Des conditions de travail «dégradées» sur fond de «sentiment d'abandon». Dans un rapport parlementaire dévoilé ce mercredi, les membres d'une commission d'enquête de l'Assemblée nationale alertent sur le quotidien des policiers et des gendarmes en France. Pour son rapporteur, Christophe Naegelen (UDI-Agir), «il y a urgence à intervenir». Ces conditions de travail sont «déplorables», renchérit le président de la commission d'enquête, Jean-Michel Fauvergue (LREM), ancien patron du Raid, qui met notamment en cause «la vétusté des bâtiments, et un manque de moyens logistiques et techniques».

D'après les chiffres de la Direction des ressources et des compétences de la police nationale (DRCPN), la direction générale de la police nationale (DGPN) comptait 22% d'immeubles vétustes (28% pour la préfecture de police de Paris), tandis que la gendarmerie fait savoir que 80% de ses casernes ont plus de 50 ans. Du côté des véhicules, l'ancienneté des blindés à roues de la gendarmerie mobile culmine à 45 ans, et le rapport souligne le caractère «vieillissant» du parc automobile de la police, passé de 5,5 à 7,4 ans entre 2012 et 2018.

«Risques psychosociaux»

Ces difficultés matérielles, exacerbées par l'augmentation d'une pression opérationnelle jugée «inédite», s'accompagnent, bien souvent, d'un malaise et d'un mal-être diffus, que la gestion des ressources humaines tend parfois à raviver. La question des heures supplémentaires cristallise de vives tensions: elles montent jusqu'à plus de 123 millions, soit une moyenne de 164 heures supplémentaires par agent, comme le signalait déjà un rapport sénatorial en 2018. En décembre, les syndicats de police s'étaient saisis du problème pour exprimer leur ras-le-bol, réclamant le paiement de leurs heures supplémentaires en retard, sous tension après un mois de mobilisation intense des gilets jaunes.

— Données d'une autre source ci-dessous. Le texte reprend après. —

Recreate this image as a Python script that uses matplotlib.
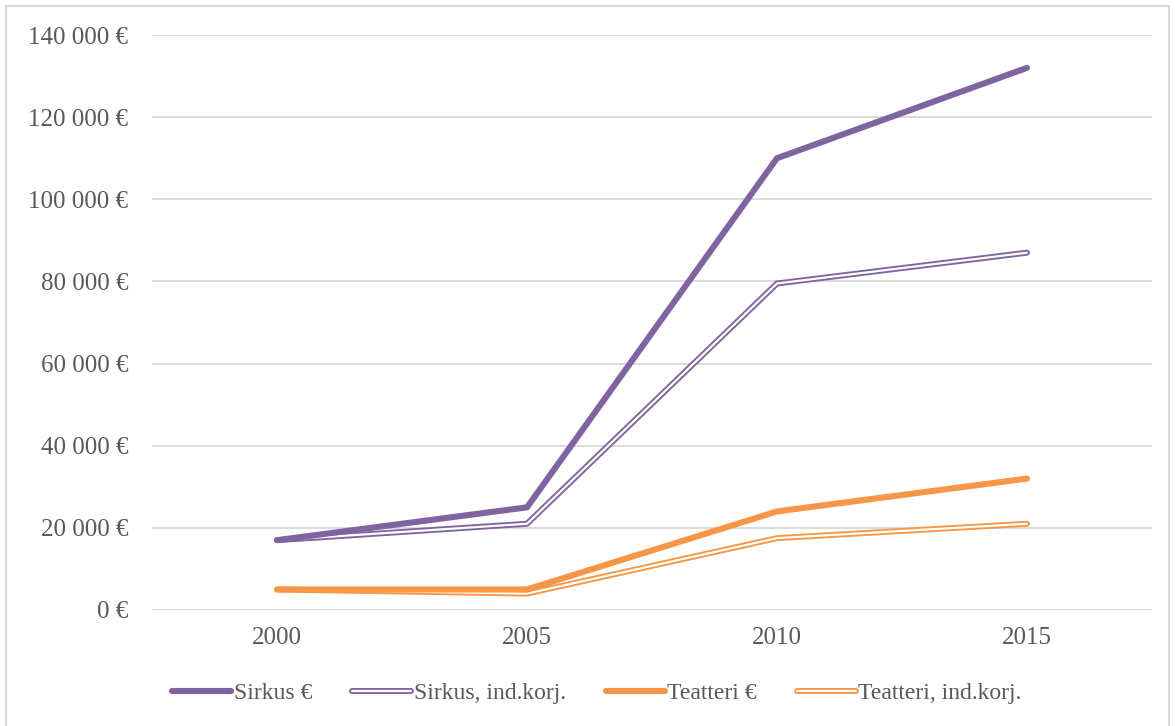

Horaires sans fin, bas salaires, tâches indues, équipements en mauvais état… Ces conditions de travail éprouvantes ne sont pourtant pas nouvelles, et régulièrement dénoncées par les syndicats et autres représentants des forces de l'ordre. Pas plus tard qu'en juillet 2018, le Sénat publiait lui aussi un rapport sur «l'état des forces de sécurité intérieure», qui alertait sur les mêmes écueils. «Ce rapport insistait surtout sur les risques psychosociaux», se défend Christophe Naegelen, qui veut voir dans la synthèse des études de l'Assemblée un «travail pragmatique, englobant à la fois la question du malaise, mais aussi celles des conditions de travail des forces de l'ordre».

«Besoin d’être entendus»

En guise de spécificité, les députés mettent en avant le nombre de visites réalisées directement sur le terrain (entre 250 et 300), en plus des auditions traditionnellement effectuées dans le cadre des commissions parlementaires. Plus encore, 13 735 gendarmes, policiers et réservistes ont été consultés par l'intermédiaire d'un questionnaire en ligne – le rapport se targue qu'il s'agit de la «troisième consultation la plus populaire sur le site de l'Assemblée nationale». Christophe Naegelen y voit la preuve «du besoin des policiers et des gendarmes d'être entendus. Nombreux sont les répondants qui, en commentaire libre, demandent que les résultats soient publiés». Un vœu presque exaucé, puisque les données seront prochainement consultables sur le portail open data du Palais Bourbon, promet le rapporteur.

Pour contrer la dégradation des conditions de travail des forces de l'ordre, les parlementaires de la commission d'enquête – dont le travail a débuté en pleine crise des gilets jaunes – plaident pour une réforme profonde la sécurité intérieure. A la rentrée, un livre blanc sera justement initié sous l'égide du ministère de l'Intérieur. Un augure qui ne satisfait que partiellement le rapporteur : «Il y a urgence à prendre une décision. On ne peut pas toujours relancer des Grenelle, recréer des livres blancs sans passer à l'action.»